「その時にしか書けない曲がありますからね」
去年の11月、東京の中野でオンラインライブをした時に、スタジオの副店長・大塚さんが、音響や照明などを担当してくれた。
大塚さんはぼくより若い。
20代と言ってただろうか?
若い頃、世の中に対しての不満や憎しみを「ヴィジュアルバンド」という形で表現していたそうだ。
※ ちなみに、ヴィジュアル系だけあって、大塚さんの操作する照明からは、様々な光がめくるめく煌めいていた
「○歳までに芽が出なかったら辞める」と決めて、結局、ボーカルの活動は引退。
今は、本当に不満があったのか?と思える程、爽やかな笑顔でスタジオの運営をされている。
配信が終わり、帰る準備をしながら、大塚さんは冒頭の言葉をぼくに伝えてくれた。
「弾き語りの活動をしているのなら、自分でも作詞・作曲をした方が良いですよ。その時期にしか書けない曲があるから」
その言葉が心に残っていて、ずっと「創作をしたいな、曲を作りたいな」と思ってもうすぐ一ヶ月。未だに一行も歌詞は書けていない。
その代わりと言ってはなんだが、こうやって昨日からエッセイを書き始めた。
朝、起きて、自炊して、ご飯を食べ、一息ついてから、iPadに向かって文字を打つ。書くことに対して力が湧き始めている。
「作詞」となるとハードルは高く感じるが、自由な形式の「随筆」なら、一定して書けそうな気がしている。
なんと言っても、ぼくは文学部だったのだ!
(・・・本当は教育学部に入りたかったけど、受験に落ちた滑り止めで、文学に大した思いも無く入学。卒業するのに5年もかかり、卒論もやっつけ仕事の始末。ダメダメな学生だった )
今しか書けない感情や状況を、素朴に言葉にしていけたら嬉しい。その書くという日々の行為が、次第に作詞に結びついていくと良いな。

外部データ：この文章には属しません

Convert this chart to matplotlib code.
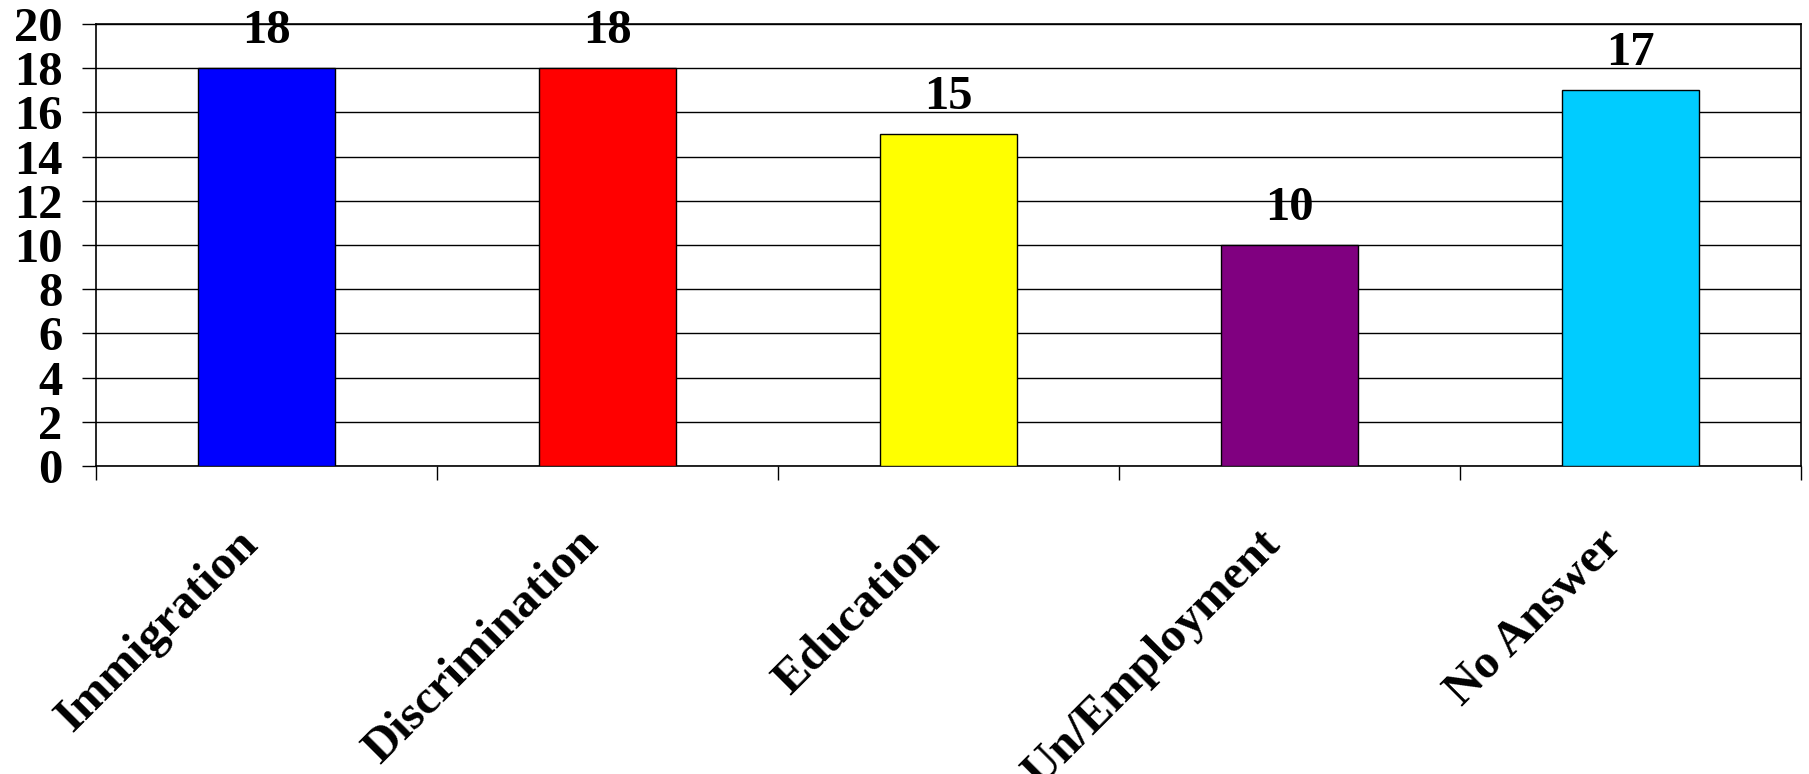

大塚さんはぼくの歌声を聞いて、何かを感じたらしく「推したい」と伝えてくれた。
スタジオで働く中で、きっと色んな歌声を聴いているだろうし、本人も歌の活動をしていた、そんな人から希望のある言葉をもらえて、とっても嬉しくなった。
ぼくは今、37歳。
弾き語りの活動は35歳から始めた。きっと、大塚さんが引退を決意する為に決めた年齢はもっと若いだろう。
自分はどこまで出来るだろうか。無能さに押し潰されそうになる時もある。でも、やれるだけやってみたい。「大塚さん、売れましたよー!」と嬉しい報告をしたい。
大塚さんだけでなく、今まで関わってくれた人、支えてくれている人、両親・・・喜んでもらいたい人は沢山いる。
こんな気持ちは今しか書けない。だから、恥ずかしいけど、「イタい」と思われようが、こうやって残している。